Oprah Winfrey’s production company wants a federal judge to force a prominent Boston law firm to provide information about one of its former attorneys to bolster its case in a patent-infringement lawsuit against her book club.
The lawsuit poses serious threats to the entire publishing industry, according to Harpo Productions attorney Charles Babcock.
Winfrey’s Harpo filed a motion last week to compel Fish & Richardson to hand over documents and give a deposition regarding Scott Harris, a former patent prosecution attorney in its San Diego office.
Harpo is being sued by Illinois Computer Research, a Chicago holding company that bought Harris’ 2006 patent for Internet technology that allows readers to review digital excerpts from books prior to buying them. Harpo claims the patent is unenforceable.
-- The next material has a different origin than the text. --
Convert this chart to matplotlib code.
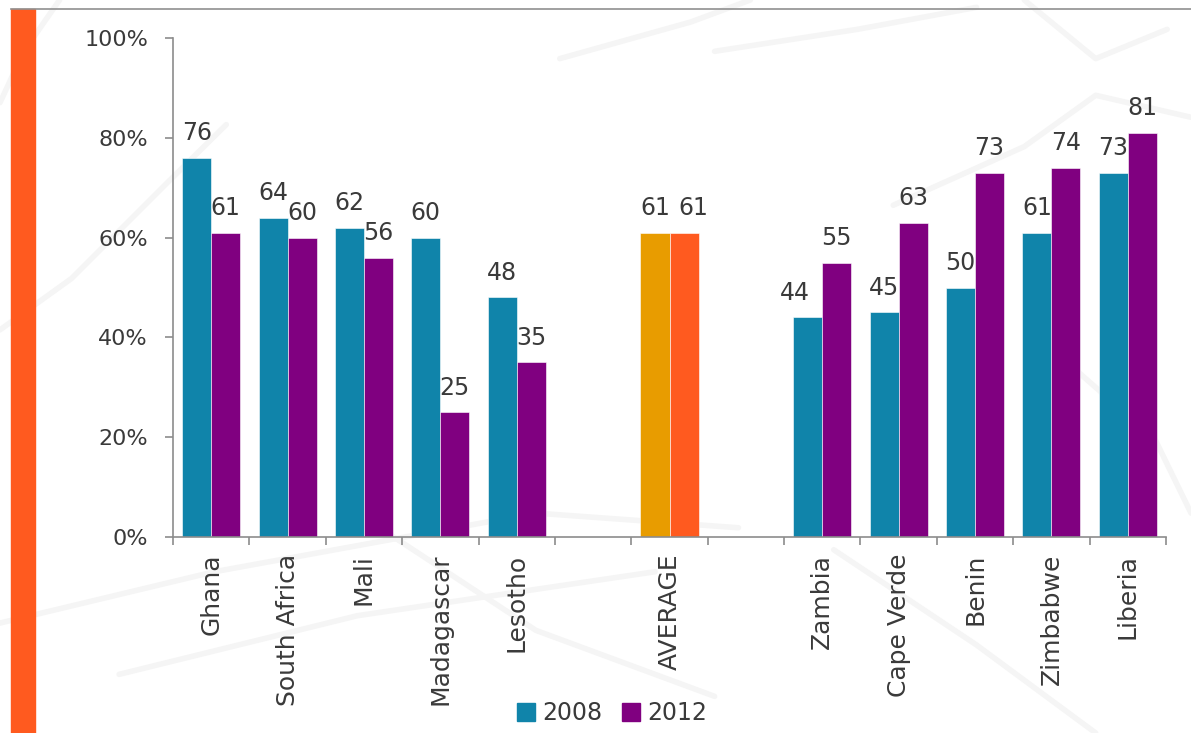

The case is set for a July trial in Illinois.
Harpo wants Fish to comply with a subpoena, because it was party to a similar patent lawsuit that ICR filed against Google, then a Fish client, in 2007.
ICR, which is tied to Harris, added Fish as a defendant in that lawsuit after Fish forced Harris’ resignation several days following its filing.
In court documents, Fish claimed Harris used Fish resources to build a portfolio of patents and cash in on them by selling them to parties that he knew would file infringement cases against companies that included his own law firm’s clients. The suit was settled in 2008.